[TASK REQUIREMENTS] Leaving out the pictures, retype the lines from the beginning of the listing through the line containing "import plotly.graph_objects as go".

■ ■ ■ ■ ■

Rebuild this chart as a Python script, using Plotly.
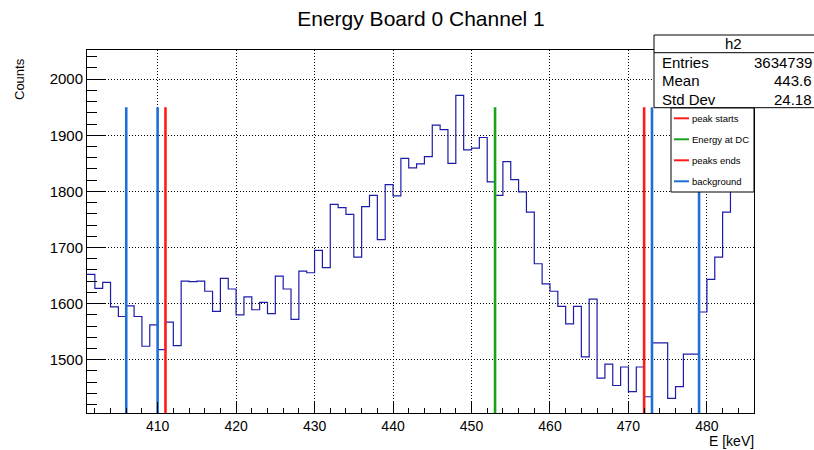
import numpy as np
import plotly.graph_objects as go

# Histogram h2: 1 keV bins from 401 to 486 keV
bin_low = 401
bin_width = 1
counts = [
    1652, 1627, 1638, 1594, 1577, 1596, 1577, 1524, 1562, 1518,   # 401-410
    1567, 1525, 1640, 1639, 1640, 1622, 1586, 1645, 1626, 1580,   # 411-420
    1612, 1589, 1602, 1582, 1649, 1626, 1572, 1658, 1655, 1695,   # 421-430
    1664, 1777, 1771, 1759, 1683, 1773, 1793, 1714, 1812, 1792,   # 431-440
    1859, 1842, 1849, 1862, 1918, 1910, 1850, 1971, 1874, 1877,   # 441-450
    1896, 1817, 1793, 1853, 1821, 1799, 1763, 1671, 1635, 1622,   # 451-460
    1595, 1564, 1595, 1505, 1608, 1467, 1492, 1454, 1487, 1443,   # 461-470
    1487, 1434, 1530, 1530, 1431, 1452, 1510, 1510, 1585, 1643,   # 471-480
    1683, 1763, 1830, 1880, 1920,                                 # 481-485
]

# Marker lines (keV)
peak_start = [411]
energy_dc = [453]
peak_end = [472]
background = [406, 410, 473, 479]
marker_top = 1950

# Stats box entries
stats_name = "h2"
stats_labels = ["Entries", "Mean", "Std Dev"]
stats_values = ["3634739", "443.6", "24.18"]

# Legend entries
legend_labels = ["peak starts", "Energy at DC", "peaks ends", "background"]

x_range = [401, 486]
y_range = [1405, 2052]

RED = "#ff1a1a"
GREEN = "#1aa31a"
BLUE = "#1f6fd6"
HIST = "#1c1ca8"
FONT = "Liberation Sans, Arial, Helvetica, sans-serif"

W, H = 814, 450
L, R, T, B = 87, 754, 50, 413


def px_x(px):
    return (px - L) / (R - L)


def px_y(py):
    return (B - py) / (B - T)


edges = bin_low + bin_width * np.arange(len(counts) + 1)
step_y = counts + [counts[-1]]

fig = go.Figure()

fig.add_trace(go.Scatter(
    x=edges, y=step_y, mode="lines", line_shape="hv",
    line=dict(color=HIST, width=1.2), showlegend=False, hoverinfo="skip",
))


def vlines(xs, color):
    xx, yy = [], []
    for v in xs:
        xx += [v, v, None]
        yy += [y_range[0], marker_top, None]
    fig.add_trace(go.Scatter(
        x=xx, y=yy, mode="lines", line=dict(color=color, width=2.6),
        showlegend=False, hoverinfo="skip",
    ))


vlines(peak_start, RED)
vlines(energy_dc, GREEN)
vlines(peak_end, RED)
vlines(background, BLUE)

shapes = []
annotations = []

# Stats box
sx0, sx1, sy0, sy1 = 654, 816, 35, 107.7
shapes.append(dict(type="rect", xref="paper", yref="paper",
                   x0=px_x(sx0), x1=px_x(sx1), y0=px_y(sy1), y1=px_y(sy0),
                   line=dict(color="black", width=1), fillcolor="white", layer="above"))
shapes.append(dict(type="line", xref="paper", yref="paper",
                   x0=px_x(sx0), x1=px_x(sx1), y0=px_y(52.7), y1=px_y(52.7),
                   line=dict(color="black", width=1), layer="above"))
annotations.append(dict(text=stats_name, xref="paper", yref="paper",
                        x=px_x(733.5), y=px_y(43.8), xanchor="center", yanchor="middle",
                        showarrow=False, font=dict(size=15, color="black", family=FONT)))
for i, (lab, val) in enumerate(zip(stats_labels, stats_values)):
    yy = [62.3, 81.0, 99.3][i]
    annotations.append(dict(text=lab, xref="paper", yref="paper",
                            x=px_x(660), y=px_y(yy), xanchor="left", yanchor="middle",
                            showarrow=False, font=dict(size=15, color="black", family=FONT)))
    annotations.append(dict(text=val, xref="paper", yref="paper",
                            x=px_x(813.5), y=px_y(yy), xanchor="right", yanchor="middle",
                            showarrow=False, font=dict(size=15, color="black", family=FONT)))

# Legend box
lx0, lx1, ly0, ly1 = 671, 754, 108, 192
shapes.append(dict(type="rect", xref="paper", yref="paper",
                   x0=px_x(lx0), x1=px_x(lx1), y0=px_y(ly1), y1=px_y(ly0),
                   line=dict(color="black", width=1), fillcolor="white", layer="above"))
legend_colors = [RED, GREEN, RED, BLUE]
for i, (lab, col) in enumerate(zip(legend_labels, legend_colors)):
    yy = 118.3 + 21 * i
    shapes.append(dict(type="line", xref="paper", yref="paper",
                       x0=px_x(674), x1=px_x(689), y0=px_y(yy), y1=px_y(yy),
                       line=dict(color=col, width=2), layer="above"))
    annotations.append(dict(text=lab, xref="paper", yref="paper",
                            x=px_x(690), y=px_y(yy), xanchor="left", yanchor="middle",
                            showarrow=False, font=dict(size=9.5, color="black", family=FONT)))

# Axis titles
annotations.append(dict(text="Counts", xref="paper", yref="paper",
                        x=px_x(20), y=px_y(56), xanchor="center", yanchor="top",
                        textangle=-90, showarrow=False,
                        font=dict(size=13, color="black", family=FONT)))
annotations.append(dict(text="E [keV]", xref="paper", yref="paper",
                        x=px_x(755), y=px_y(441), xanchor="right", yanchor="middle",
                        showarrow=False, borderpad=0,
                        font=dict(size=14, color="black", family=FONT)))

grid = dict(showgrid=True, gridcolor="black", gridwidth=1, griddash="1px,2px")

fig.update_layout(
    width=W, height=H,
    margin=dict(l=L, r=W - R, t=T, b=H - B, pad=0),
    paper_bgcolor="white", plot_bgcolor="white",
    font=dict(family=FONT, color="black"),
    title=dict(text="Energy Board 0 Channel 1", x=421 / W, xref="container",
               y=1 - 19 / H, yref="container", xanchor="center", yanchor="middle",
               font=dict(size=21, family=FONT, color="black")),
    xaxis=dict(range=x_range, tick0=410, dtick=10, ticks="inside", ticklen=11,
               tickcolor="black", tickwidth=1, showline=True, linecolor="black",
               linewidth=1, mirror=True, zeroline=False,
               tickfont=dict(size=14, family=FONT, color="black"),
               minor=dict(dtick=2, tick0=0, ticks="inside", ticklen=5.5,
                          tickcolor="black", tickwidth=1, showgrid=False),
               **grid),
    yaxis=dict(range=y_range, tick0=0, dtick=100, ticks="inside", ticklen=19,
               tickcolor="black", tickwidth=1, showline=True, linecolor="black",
               linewidth=1, mirror=True, zeroline=False,
               tickfont=dict(size=15, family=FONT, color="black"),
               minor=dict(dtick=20, tick0=0, ticks="inside", ticklen=9.5,
                          tickcolor="black", tickwidth=1, showgrid=False),
               **grid),
    shapes=shapes,
    annotations=annotations,
    showlegend=False,
)

fig.write_html("out.html")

■ ■ ■ ■ ■

[RESPONSE TO THIS EXERCISE]
Rebuild this chart as a Python script, using Plotly.
import numpy as np
import plotly.graph_objects as go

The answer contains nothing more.